Repeat everything from the first line of the listing below through the line that contains "const rLabels = ['r", exactly. Leave out pictures.

* Begin Available data *

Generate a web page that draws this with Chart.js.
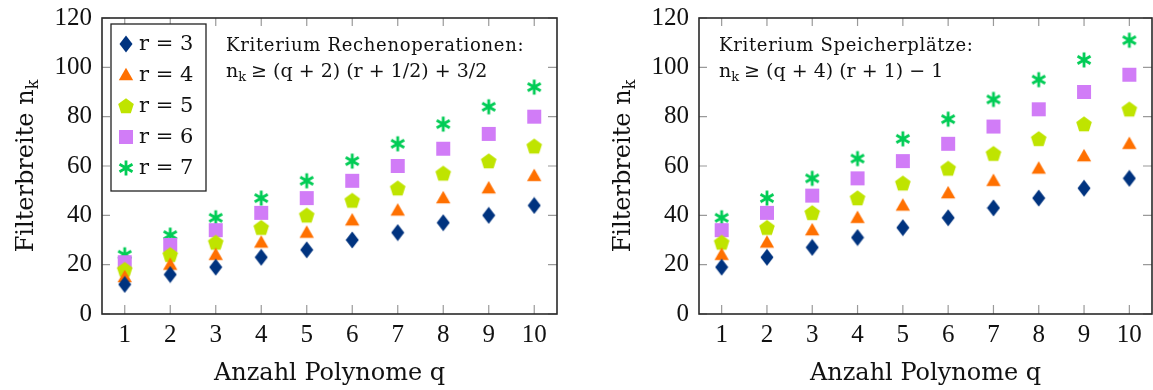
<!DOCTYPE html>
<html>
<head>
<meta charset="utf-8">
<script src="https://cdn.jsdelivr.net/npm/chart.js"></script>
<style>
  body { margin: 0; background: #fff; }
  #wrap { position: relative; width: 1153px; height: 390px; }
  canvas { position: absolute; top: 0; }
</style>
</head>
<body>
<div id="wrap">
  <canvas id="chart-rechen" width="576" height="390" style="left:0"></canvas>
  <canvas id="chart-speicher" width="577" height="390" style="left:576px"></canvas>
</div>
<script>
// Anzahl Polynome q
const polynome = ['1', '2', '3', '4', '5', '6', '7', '8', '9', '10'];
const rLabels = ['r = 3', 'r = 4', 'r = 5', 'r = 6', 'r = 7'];

// Kriterium Rechenoperationen
const rechenR3 = [12, 16, 19, 23, 26, 30, 33, 37, 40, 44];
const rechenR4 = [15, 20, 24, 29, 33, 38, 42, 47, 51, 56];
const rechenR5 = [18, 24, 29, 35, 40, 46, 51, 57, 62, 68];
const rechenR6 = [21, 28, 34, 41, 47, 54, 60, 67, 73, 80];
const rechenR7 = [24, 32, 39, 47, 54, 62, 69, 77, 84, 92];

// Kriterium Speicherplätze
const speicherR3 = [19, 23, 27, 31, 35, 39, 43, 47, 51, 55];
const speicherR4 = [24, 29, 34, 39, 44, 49, 54, 59, 64, 69];
const speicherR5 = [29, 35, 41, 47, 53, 59, 65, 71, 77, 83];
const speicherR6 = [34, 41, 48, 55, 62, 69, 76, 83, 90, 97];
const speicherR7 = [39, 47, 55, 63, 71, 79, 87, 95, 103, 111];

const farben = ['#00337f', '#ff7000', '#bfe400', '#d17cf7', '#00cc55'];
const textFont = '"DejaVu Serif", serif';

function marker(w, h, draw) {
  const c = document.createElement('canvas');
  c.width = w;
  c.height = h;
  draw(c.getContext('2d'), w / 2, h / 2);
  return c;
}

function polygon(ctx, cx, cy, r, n, color) {
  ctx.fillStyle = color;
  ctx.beginPath();
  for (let i = 0; i < n; i++) {
    const a = -Math.PI / 2 + (i * 2 * Math.PI) / n;
    ctx.lineTo(cx + r * Math.cos(a), cy + r * Math.sin(a));
  }
  ctx.closePath();
  ctx.fill();
}

const symbole = [
  marker(14, 18, (ctx, cx, cy) => {
    ctx.fillStyle = farben[0];
    ctx.beginPath();
    ctx.moveTo(cx, cy - 8.5);
    ctx.lineTo(cx + 6.5, cy);
    ctx.lineTo(cx, cy + 8.5);
    ctx.lineTo(cx - 6.5, cy);
    ctx.closePath();
    ctx.fill();
  }),
  marker(18, 18, (ctx, cx, cy) => polygon(ctx, cx, cy + 1, 8.3, 3, farben[1])),
  marker(18, 18, (ctx, cx, cy) => polygon(ctx, cx, cy + 0.5, 8.2, 5, farben[2])),
  marker(16, 16, (ctx, cx, cy) => {
    ctx.fillStyle = farben[3];
    ctx.fillRect(cx - 7, cy - 7, 14, 14);
  }),
  marker(18, 18, (ctx, cx, cy) => {
    ctx.strokeStyle = farben[4];
    ctx.lineWidth = 2.8;
    ctx.beginPath();
    [90, 30, 150].forEach((deg) => {
      const a = (deg * Math.PI) / 180;
      ctx.moveTo(cx - 7.5 * Math.cos(a), cy - 7.5 * Math.sin(a));
      ctx.lineTo(cx + 7.5 * Math.cos(a), cy + 7.5 * Math.sin(a));
    });
    ctx.stroke();
  }),
];

// Rahmen mit nach innen zeigenden Ticks (wie pgfplots)
const rahmen = {
  id: 'rahmen',
  beforeDatasetsDraw(chart) {
    const { ctx, chartArea: a, scales: { x, y } } = chart;
    ctx.save();
    ctx.strokeStyle = '#9a9a9a';
    ctx.lineWidth = 1.2;
    ctx.beginPath();
    x.ticks.forEach((t, i) => {
      const px = x.getPixelForTick(i);
      ctx.moveTo(px, a.bottom);
      ctx.lineTo(px, a.bottom - 9);
      ctx.moveTo(px, a.top);
      ctx.lineTo(px, a.top + 8);
    });
    y.ticks.forEach((t, i) => {
      const py = y.getPixelForTick(i);
      ctx.moveTo(a.left, py);
      ctx.lineTo(a.left + 8, py);
      ctx.moveTo(a.right, py);
      ctx.lineTo(a.right - 9, py);
    });
    ctx.stroke();
    ctx.strokeStyle = '#2a2a2a';
    ctx.lineWidth = 1.6;
    ctx.strokeRect(a.left, a.top, a.right - a.left, a.bottom - a.top);
    ctx.restore();
  },
};

function nk(ctx, x, y, size) {
  ctx.font = size + 'px ' + textFont;
  ctx.fillText('n', x, y);
  x += ctx.measureText('n').width;
  ctx.font = Math.round(size * 0.68) + 'px ' + textFont;
  ctx.fillText('k', x, y + size * 0.22);
  return x + ctx.measureText('k').width + 1;
}

const beschriftung = {
  id: 'beschriftung',
  afterDraw(chart, args, opts) {
    const { ctx, chartArea: a } = chart;
    ctx.save();
    ctx.fillStyle = '#111';
    ctx.textBaseline = 'alphabetic';
    ctx.textAlign = 'left';

    // Kriterium
    ctx.font = '18px ' + textFont;
    ctx.letterSpacing = '0.7px';
    ctx.fillText(opts.kriterium, a.left + opts.textX, a.top + 33);
    ctx.letterSpacing = '0px';
    const fx = nk(ctx, a.left + opts.textX, a.top + 59, 19);
    ctx.font = '19px ' + textFont;
    ctx.fillText(opts.formel, fx + 4, a.top + 59);

    // x-Achsentitel
    ctx.textAlign = 'center';
    ctx.font = '24px ' + textFont;
    ctx.fillText('Anzahl Polynome q', (a.left + a.right) / 2, 380);

    // y-Achsentitel
    ctx.save();
    ctx.translate(a.left - 69, (a.top + a.bottom) / 2);
    ctx.rotate(-Math.PI / 2);
    ctx.textAlign = 'left';
    ctx.font = '24px ' + textFont;
    const w1 = ctx.measureText('Filterbreite ').width + ctx.measureText('n').width;
    ctx.font = '16px ' + textFont;
    const w = w1 + ctx.measureText('k').width;
    ctx.font = '24px ' + textFont;
    ctx.fillText('Filterbreite ', -w / 2, 0);
    nk(ctx, -w / 2 + ctx.measureText('Filterbreite ').width, 0, 24);
    ctx.restore();

    // Legende
    if (opts.legende) {
      const bx = a.left + 9, by = a.top + 6;
      ctx.fillStyle = '#fff';
      ctx.fillRect(bx, by, 95, 167);
      ctx.strokeStyle = '#222';
      ctx.lineWidth = 1.3;
      ctx.strokeRect(bx, by, 95, 167);
      ctx.textAlign = 'left';
      ctx.textBaseline = 'middle';
      ctx.font = '21px ' + textFont;
      ctx.fillStyle = '#111';
      chart.data.datasets.forEach((ds, i) => {
        const cy = by + 20 + i * 31;
        const img = ds.pointStyle;
        ctx.drawImage(img, bx + 15 - img.width / 2, cy - img.height / 2);
        ctx.fillText(ds.label, bx + 28, cy + 1);
      });
    }
    ctx.restore();
  },
};

function datensaetze(reihen) {
  return reihen.map((werte, i) => ({
    label: rLabels[i],
    data: werte,
    showLine: false,
    pointStyle: symbole[i],
    pointRadius: 8,
    pointHoverRadius: 8,
    borderColor: farben[i],
    backgroundColor: farben[i],
  }));
}

function optionen(yWidth, rightPad, plugOpts) {
  return {
    responsive: false,
    animation: false,
    layout: { autoPadding: false, padding: { left: 0, top: 18, right: rightPad, bottom: 0 } },
    plugins: {
      legend: { display: false },
      tooltip: { enabled: false },
      beschriftung: plugOpts,
    },
    scales: {
      x: {
        type: 'category',
        offset: true,
        grid: { display: false, drawTicks: false },
        border: { display: false },
        ticks: { color: '#111', font: { family: '"Liberation Serif", serif', size: 25 }, padding: 6, maxRotation: 0, autoSkip: false },
        afterFit: (s) => {
          s.height = 76;
          s.paddingLeft = 0;
          s.paddingRight = 0;
        },
      },
      y: {
        min: 0,
        max: 120,
        grid: { display: false, drawTicks: false },
        border: { display: false },
        ticks: { stepSize: 20, color: '#111', font: { family: '"Liberation Serif", serif', size: 25 }, padding: 10 },
        afterFit: (s) => {
          s.width = yWidth;
          s.paddingTop = 0;
          s.paddingBottom = 0;
        },
      },
    },
  };
}

new Chart(document.getElementById('chart-rechen'), {
  type: 'line',
  data: {
    labels: polynome,
    datasets: datensaetze([rechenR3, rechenR4, rechenR5, rechenR6, rechenR7]),
  },
  options: optionen(102, 19, {
    kriterium: 'Kriterium Rechenoperationen:',
    formel: '≥ (q + 2) (r + 1/2) + 3/2',
    textX: 124,
    legende: true,
  }),
  plugins: [rahmen, beschriftung],
});

new Chart(document.getElementById('chart-speicher'), {
  type: 'line',
  data: {
    labels: polynome,
    datasets: datensaetze([speicherR3, speicherR4, speicherR5, speicherR6, speicherR7]),
  },
  options: optionen(123, 1, {
    kriterium: 'Kriterium Speicherplätze:',
    formel: '≥ (q + 4) (r + 1) − 1',
    textX: 20,
    legende: false,
  }),
  plugins: [rahmen, beschriftung],
});
</script>
</body>
</html>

* End Available data *

▶ _Answer below_
Generate a web page that draws this with Chart.js.
<!DOCTYPE html>
<html>
<head>
<meta charset="utf-8">
<script src="https://cdn.jsdelivr.net/npm/chart.js"></script>
<style>
  body { margin: 0; background: #fff; }
  #wrap { position: relative; width: 1153px; height: 390px; }
  canvas { position: absolute; top: 0; }
</style>
</head>
<body>
<div id="wrap">
  <canvas id="chart-rechen" width="576" height="390" style="left:0"></canvas>
  <canvas id="chart-speicher" width="577" height="390" style="left:576px"></canvas>
</div>
<script>
// Anzahl Polynome q
const polynome = ['1', '2', '3', '4', '5', '6', '7', '8', '9', '10'];
const rLabels = ['r = 3', 'r = 4', 'r = 5', 'r = 6', 'r = 7'];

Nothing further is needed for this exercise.